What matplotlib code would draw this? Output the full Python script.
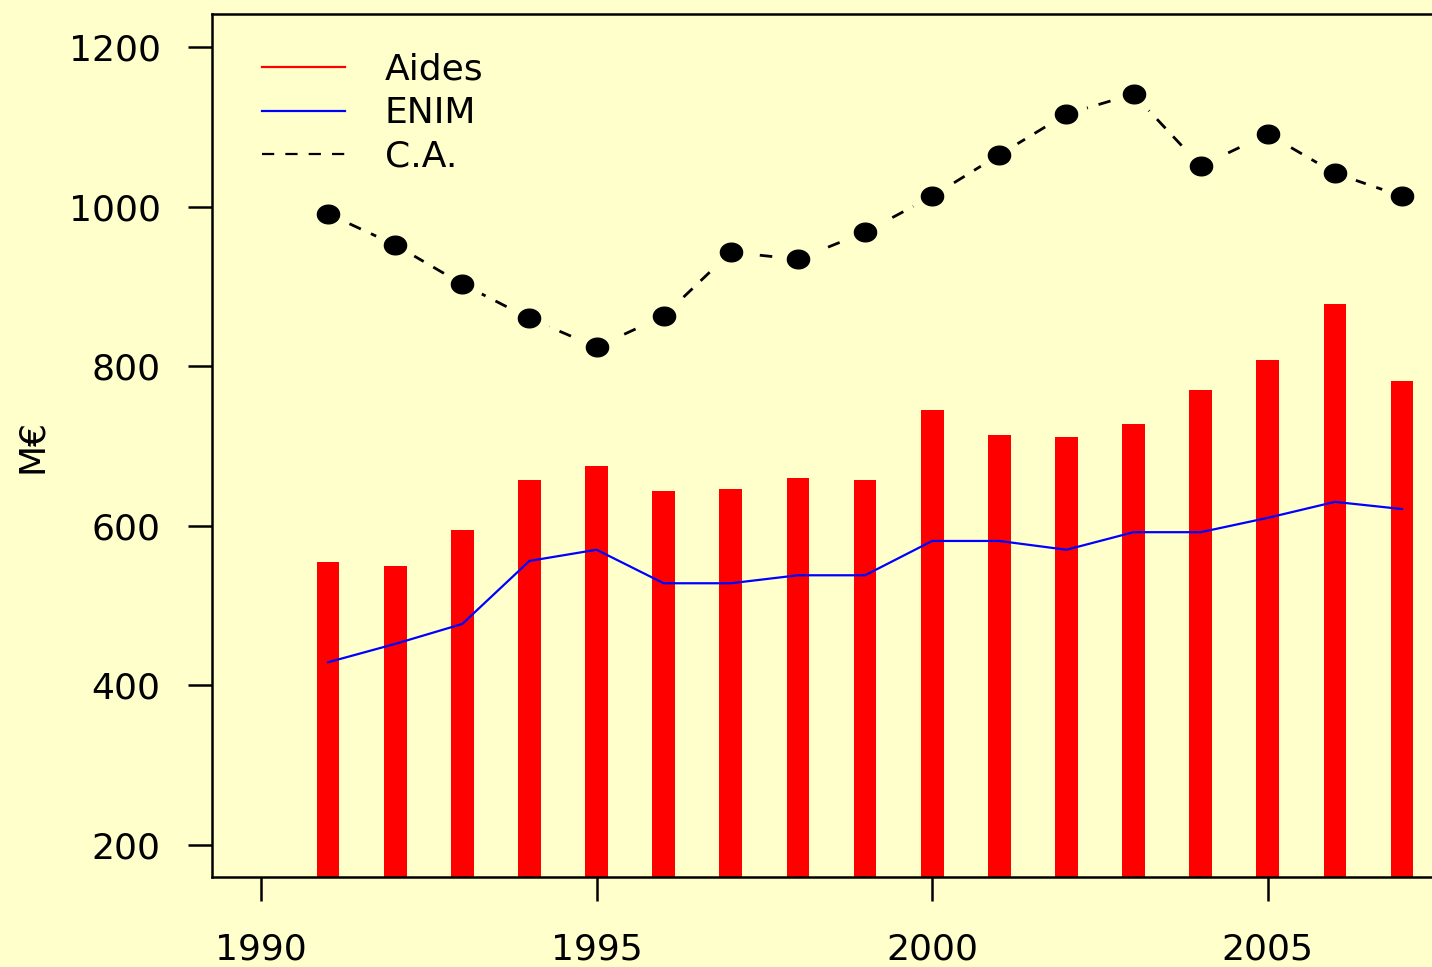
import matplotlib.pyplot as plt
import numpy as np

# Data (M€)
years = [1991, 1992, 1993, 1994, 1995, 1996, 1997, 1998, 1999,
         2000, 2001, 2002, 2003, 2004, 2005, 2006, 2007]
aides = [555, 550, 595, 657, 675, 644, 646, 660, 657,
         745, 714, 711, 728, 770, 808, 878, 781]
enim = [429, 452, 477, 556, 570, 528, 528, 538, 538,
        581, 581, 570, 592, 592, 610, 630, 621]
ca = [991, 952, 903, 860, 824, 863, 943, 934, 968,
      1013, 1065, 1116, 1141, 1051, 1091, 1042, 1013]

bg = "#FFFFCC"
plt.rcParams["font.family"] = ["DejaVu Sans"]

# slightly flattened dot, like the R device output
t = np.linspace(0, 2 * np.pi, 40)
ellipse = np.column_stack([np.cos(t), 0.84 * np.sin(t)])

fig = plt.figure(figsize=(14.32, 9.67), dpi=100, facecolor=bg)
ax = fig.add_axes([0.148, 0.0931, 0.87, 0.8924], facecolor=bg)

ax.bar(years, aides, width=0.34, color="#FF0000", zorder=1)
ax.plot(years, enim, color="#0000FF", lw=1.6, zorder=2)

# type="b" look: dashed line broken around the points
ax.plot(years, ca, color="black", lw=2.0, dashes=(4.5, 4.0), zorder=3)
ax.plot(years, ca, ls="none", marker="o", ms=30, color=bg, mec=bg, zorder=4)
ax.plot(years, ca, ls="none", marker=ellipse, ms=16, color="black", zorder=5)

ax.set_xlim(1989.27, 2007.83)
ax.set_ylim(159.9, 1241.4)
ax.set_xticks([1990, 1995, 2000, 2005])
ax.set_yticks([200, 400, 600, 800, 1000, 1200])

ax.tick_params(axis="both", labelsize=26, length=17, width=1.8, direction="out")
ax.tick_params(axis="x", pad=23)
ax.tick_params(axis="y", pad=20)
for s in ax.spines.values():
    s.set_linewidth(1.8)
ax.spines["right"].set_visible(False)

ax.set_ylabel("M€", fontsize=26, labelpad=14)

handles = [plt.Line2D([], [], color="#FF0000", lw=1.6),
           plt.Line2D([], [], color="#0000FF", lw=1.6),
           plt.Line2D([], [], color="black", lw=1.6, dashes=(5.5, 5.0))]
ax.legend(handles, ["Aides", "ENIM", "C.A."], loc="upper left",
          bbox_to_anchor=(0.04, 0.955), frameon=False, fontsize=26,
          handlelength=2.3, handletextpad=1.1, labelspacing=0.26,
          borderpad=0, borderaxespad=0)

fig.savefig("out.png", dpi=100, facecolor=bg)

------------------------------------

Work to be completed
Up to and including the line containing "ellipse = np.column_stack([np.cos(t), 0.84", repeat every line from the start of the data, but none of the pictures.

Response to the exercise
What matplotlib code would draw this? Output the full Python script.
import matplotlib.pyplot as plt
import numpy as np

# Data (M€)
years = [1991, 1992, 1993, 1994, 1995, 1996, 1997, 1998, 1999,
         2000, 2001, 2002, 2003, 2004, 2005, 2006, 2007]
aides = [555, 550, 595, 657, 675, 644, 646, 660, 657,
         745, 714, 711, 728, 770, 808, 878, 781]
enim = [429, 452, 477, 556, 570, 528, 528, 538, 538,
        581, 581, 570, 592, 592, 610, 630, 621]
ca = [991, 952, 903, 860, 824, 863, 943, 934, 968,
      1013, 1065, 1116, 1141, 1051, 1091, 1042, 1013]

bg = "#FFFFCC"
plt.rcParams["font.family"] = ["DejaVu Sans"]

# slightly flattened dot, like the R device output
t = np.linspace(0, 2 * np.pi, 40)
ellipse = np.column_stack([np.cos(t), 0.84 * np.sin(t)])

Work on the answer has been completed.